■ Collected material ■

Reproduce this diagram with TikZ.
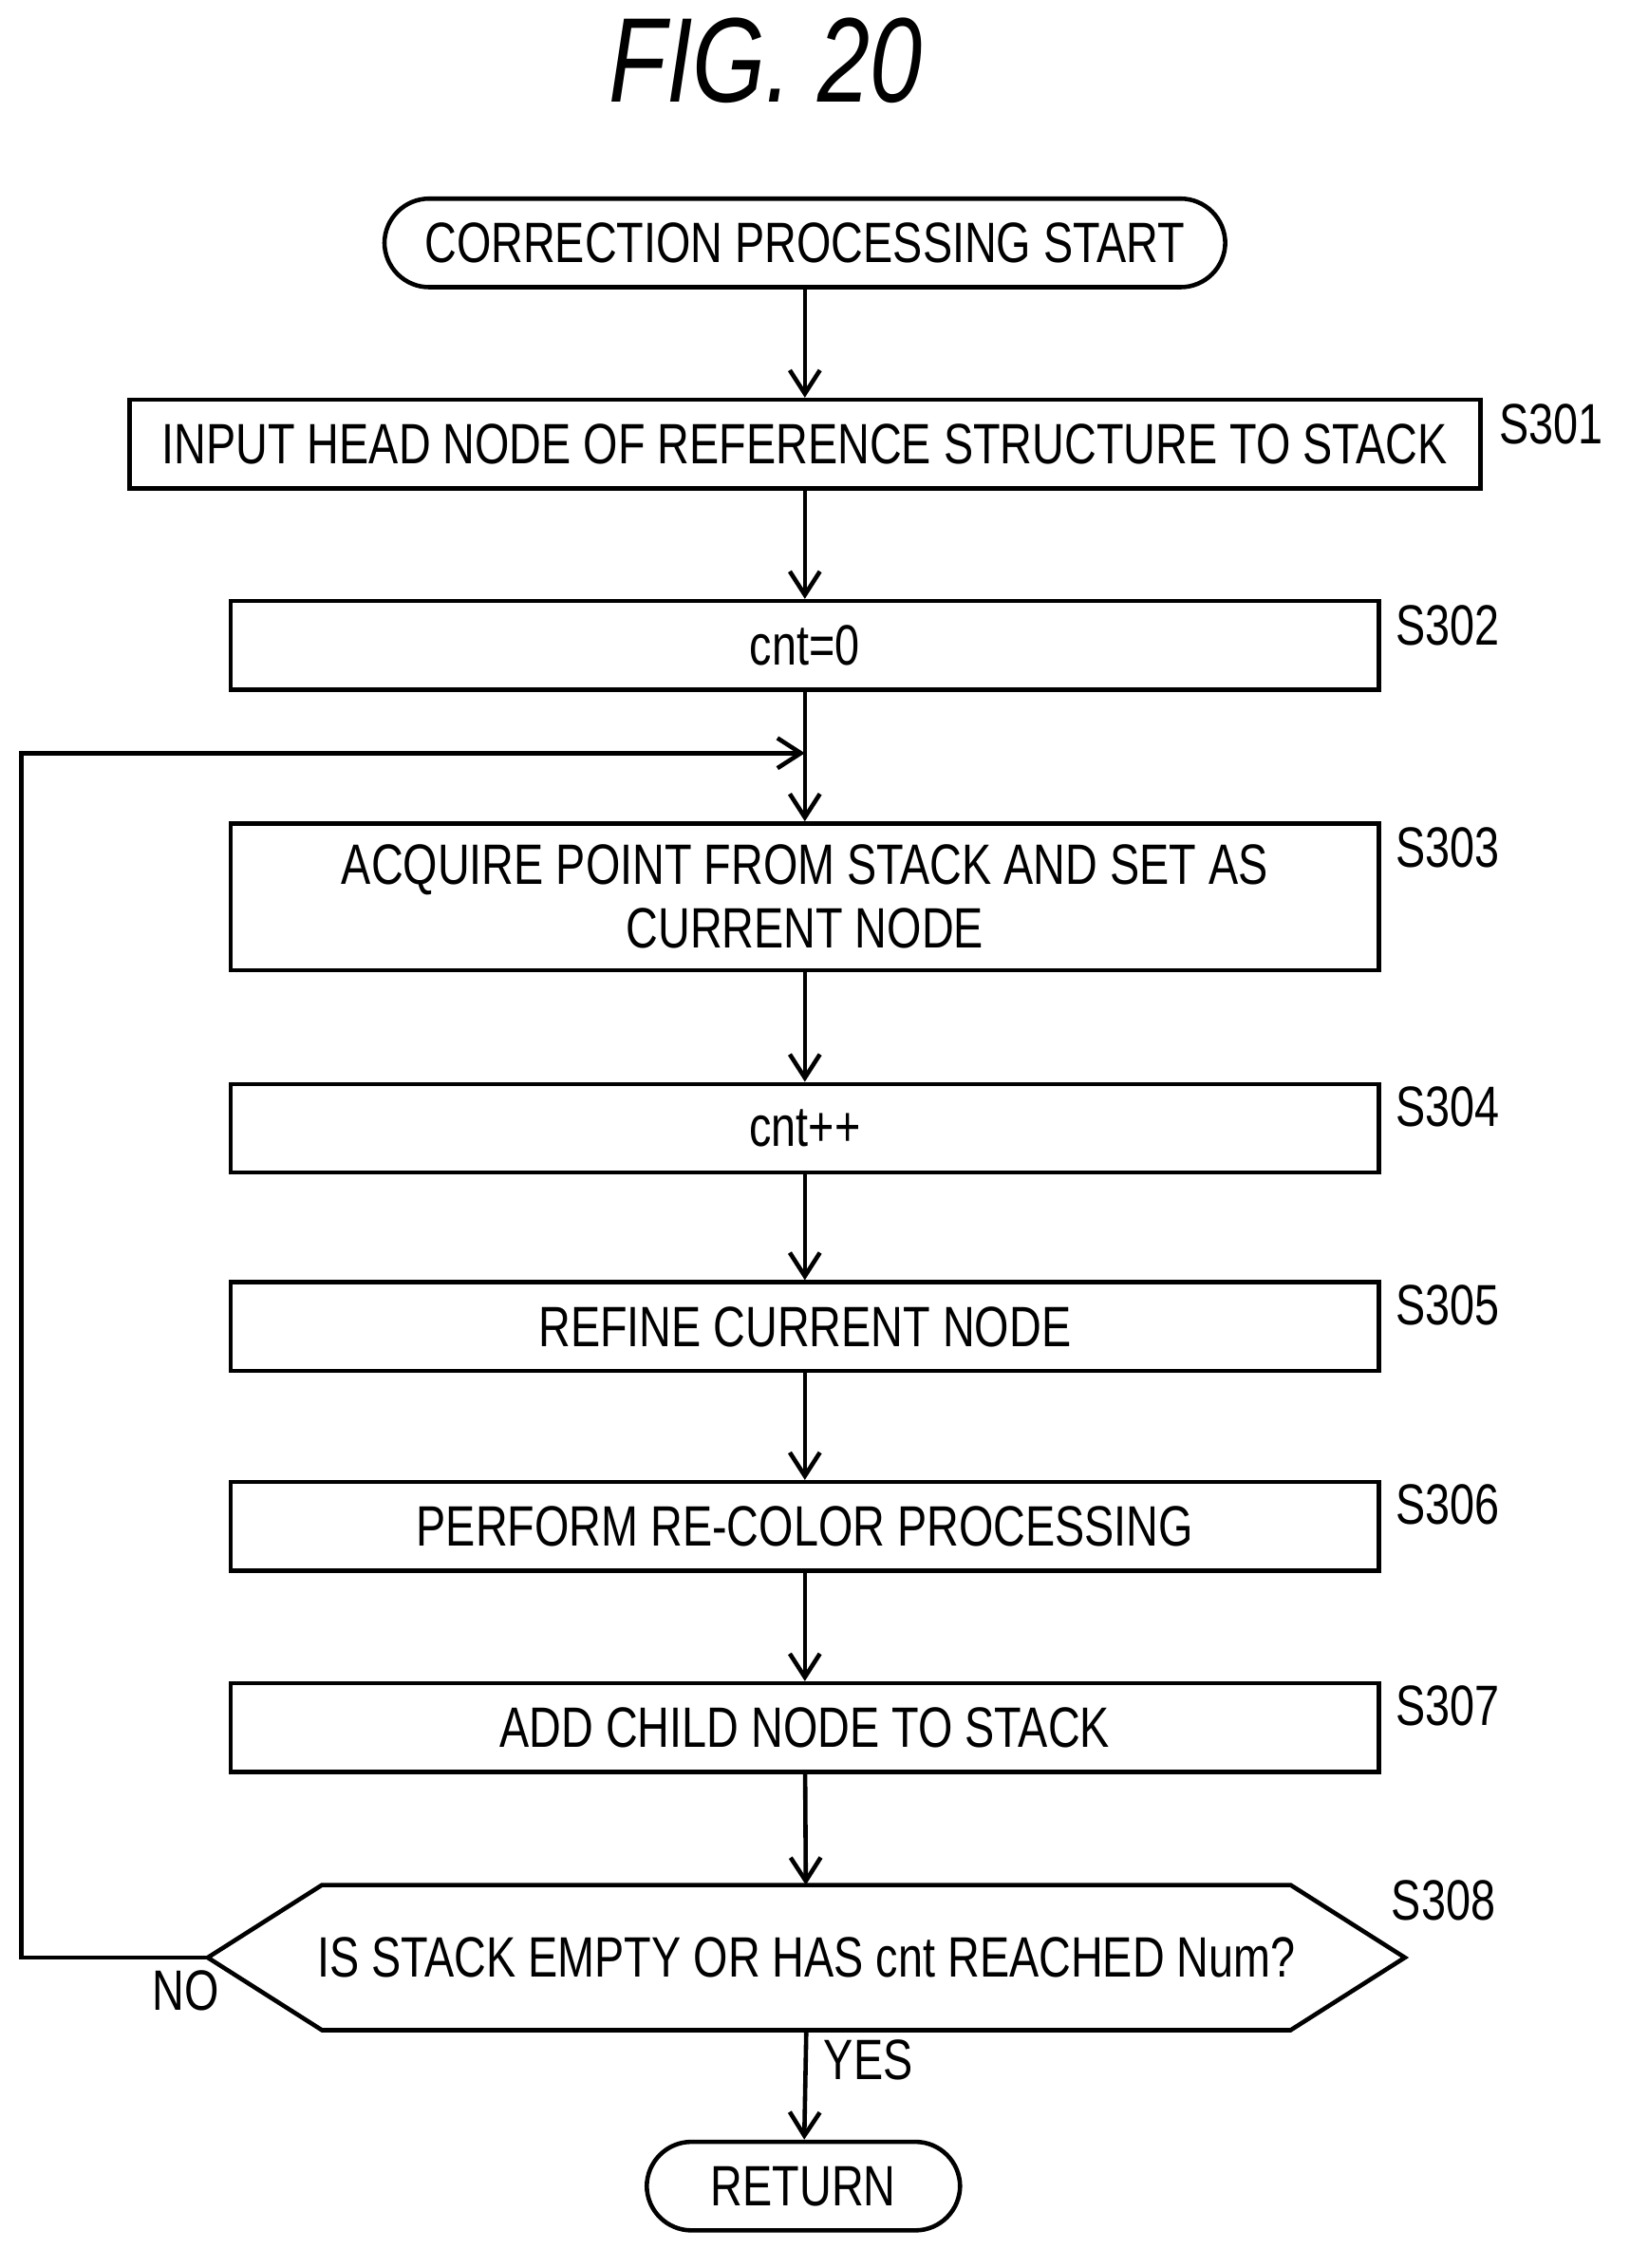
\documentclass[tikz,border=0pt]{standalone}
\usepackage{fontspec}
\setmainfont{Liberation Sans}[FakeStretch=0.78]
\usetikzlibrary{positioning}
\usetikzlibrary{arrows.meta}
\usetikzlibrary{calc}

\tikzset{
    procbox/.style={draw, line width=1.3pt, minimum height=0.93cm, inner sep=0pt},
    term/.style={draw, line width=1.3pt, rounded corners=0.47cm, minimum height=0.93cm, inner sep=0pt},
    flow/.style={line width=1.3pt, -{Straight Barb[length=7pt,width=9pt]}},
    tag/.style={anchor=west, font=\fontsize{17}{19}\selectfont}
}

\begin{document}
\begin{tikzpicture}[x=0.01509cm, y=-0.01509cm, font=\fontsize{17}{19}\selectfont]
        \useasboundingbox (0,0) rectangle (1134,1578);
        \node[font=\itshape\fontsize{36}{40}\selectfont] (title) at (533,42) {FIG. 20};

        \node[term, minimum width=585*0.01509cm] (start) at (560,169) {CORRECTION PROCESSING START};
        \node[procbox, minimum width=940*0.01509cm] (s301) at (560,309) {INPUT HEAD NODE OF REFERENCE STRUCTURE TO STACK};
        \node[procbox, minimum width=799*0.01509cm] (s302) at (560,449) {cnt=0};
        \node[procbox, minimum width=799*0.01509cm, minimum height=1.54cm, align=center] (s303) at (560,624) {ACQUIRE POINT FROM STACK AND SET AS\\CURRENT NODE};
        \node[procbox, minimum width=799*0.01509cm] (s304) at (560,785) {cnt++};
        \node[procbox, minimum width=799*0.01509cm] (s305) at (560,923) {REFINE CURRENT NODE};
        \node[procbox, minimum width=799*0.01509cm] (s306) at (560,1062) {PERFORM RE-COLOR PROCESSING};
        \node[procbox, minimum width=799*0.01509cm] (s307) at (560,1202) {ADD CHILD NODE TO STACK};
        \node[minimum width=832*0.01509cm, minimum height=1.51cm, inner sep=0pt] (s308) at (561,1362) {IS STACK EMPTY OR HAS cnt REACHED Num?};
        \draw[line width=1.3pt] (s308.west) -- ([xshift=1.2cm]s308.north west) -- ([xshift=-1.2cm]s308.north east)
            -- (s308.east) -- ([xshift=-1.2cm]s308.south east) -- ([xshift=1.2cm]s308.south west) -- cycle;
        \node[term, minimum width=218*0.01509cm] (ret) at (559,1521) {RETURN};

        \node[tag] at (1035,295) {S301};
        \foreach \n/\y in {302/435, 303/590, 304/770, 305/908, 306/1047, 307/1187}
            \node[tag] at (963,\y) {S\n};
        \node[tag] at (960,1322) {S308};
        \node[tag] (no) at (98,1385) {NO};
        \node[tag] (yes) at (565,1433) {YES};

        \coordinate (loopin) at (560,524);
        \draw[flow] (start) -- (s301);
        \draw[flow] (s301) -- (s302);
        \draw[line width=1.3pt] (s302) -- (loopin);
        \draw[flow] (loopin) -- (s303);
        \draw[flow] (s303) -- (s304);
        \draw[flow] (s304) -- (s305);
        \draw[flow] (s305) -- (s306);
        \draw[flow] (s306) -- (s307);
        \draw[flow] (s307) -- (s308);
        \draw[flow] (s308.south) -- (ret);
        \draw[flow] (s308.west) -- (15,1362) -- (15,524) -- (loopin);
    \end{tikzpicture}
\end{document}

■ Task description ■
All of the data above should be quoted exactly, except for the pictures.

■ Exercise result ■
Reproduce this diagram with TikZ.
\documentclass[tikz,border=0pt]{standalone}
\usepackage{fontspec}
\setmainfont{Liberation Sans}[FakeStretch=0.78]
\usetikzlibrary{positioning}
\usetikzlibrary{arrows.meta}
\usetikzlibrary{calc}

\tikzset{
    procbox/.style={draw, line width=1.3pt, minimum height=0.93cm, inner sep=0pt},
    term/.style={draw, line width=1.3pt, rounded corners=0.47cm, minimum height=0.93cm, inner sep=0pt},
    flow/.style={line width=1.3pt, -{Straight Barb[length=7pt,width=9pt]}},
    tag/.style={anchor=west, font=\fontsize{17}{19}\selectfont}
}

\begin{document}
\begin{tikzpicture}[x=0.01509cm, y=-0.01509cm, font=\fontsize{17}{19}\selectfont]
        \useasboundingbox (0,0) rectangle (1134,1578);
        \node[font=\itshape\fontsize{36}{40}\selectfont] (title) at (533,42) {FIG. 20};

        \node[term, minimum width=585*0.01509cm] (start) at (560,169) {CORRECTION PROCESSING START};
        \node[procbox, minimum width=940*0.01509cm] (s301) at (560,309) {INPUT HEAD NODE OF REFERENCE STRUCTURE TO STACK};
        \node[procbox, minimum width=799*0.01509cm] (s302) at (560,449) {cnt=0};
        \node[procbox, minimum width=799*0.01509cm, minimum height=1.54cm, align=center] (s303) at (560,624) {ACQUIRE POINT FROM STACK AND SET AS\\CURRENT NODE};
        \node[procbox, minimum width=799*0.01509cm] (s304) at (560,785) {cnt++};
        \node[procbox, minimum width=799*0.01509cm] (s305) at (560,923) {REFINE CURRENT NODE};
        \node[procbox, minimum width=799*0.01509cm] (s306) at (560,1062) {PERFORM RE-COLOR PROCESSING};
        \node[procbox, minimum width=799*0.01509cm] (s307) at (560,1202) {ADD CHILD NODE TO STACK};
        \node[minimum width=832*0.01509cm, minimum height=1.51cm, inner sep=0pt] (s308) at (561,1362) {IS STACK EMPTY OR HAS cnt REACHED Num?};
        \draw[line width=1.3pt] (s308.west) -- ([xshift=1.2cm]s308.north west) -- ([xshift=-1.2cm]s308.north east)
            -- (s308.east) -- ([xshift=-1.2cm]s308.south east) -- ([xshift=1.2cm]s308.south west) -- cycle;
        \node[term, minimum width=218*0.01509cm] (ret) at (559,1521) {RETURN};

        \node[tag] at (1035,295) {S301};
        \foreach \n/\y in {302/435, 303/590, 304/770, 305/908, 306/1047, 307/1187}
            \node[tag] at (963,\y) {S\n};
        \node[tag] at (960,1322) {S308};
        \node[tag] (no) at (98,1385) {NO};
        \node[tag] (yes) at (565,1433) {YES};

        \coordinate (loopin) at (560,524);
        \draw[flow] (start) -- (s301);
        \draw[flow] (s301) -- (s302);
        \draw[line width=1.3pt] (s302) -- (loopin);
        \draw[flow] (loopin) -- (s303);
        \draw[flow] (s303) -- (s304);
        \draw[flow] (s304) -- (s305);
        \draw[flow] (s305) -- (s306);
        \draw[flow] (s306) -- (s307);
        \draw[flow] (s307) -- (s308);
        \draw[flow] (s308.south) -- (ret);
        \draw[flow] (s308.west) -- (15,1362) -- (15,524) -- (loopin);
    \end{tikzpicture}
\end{document}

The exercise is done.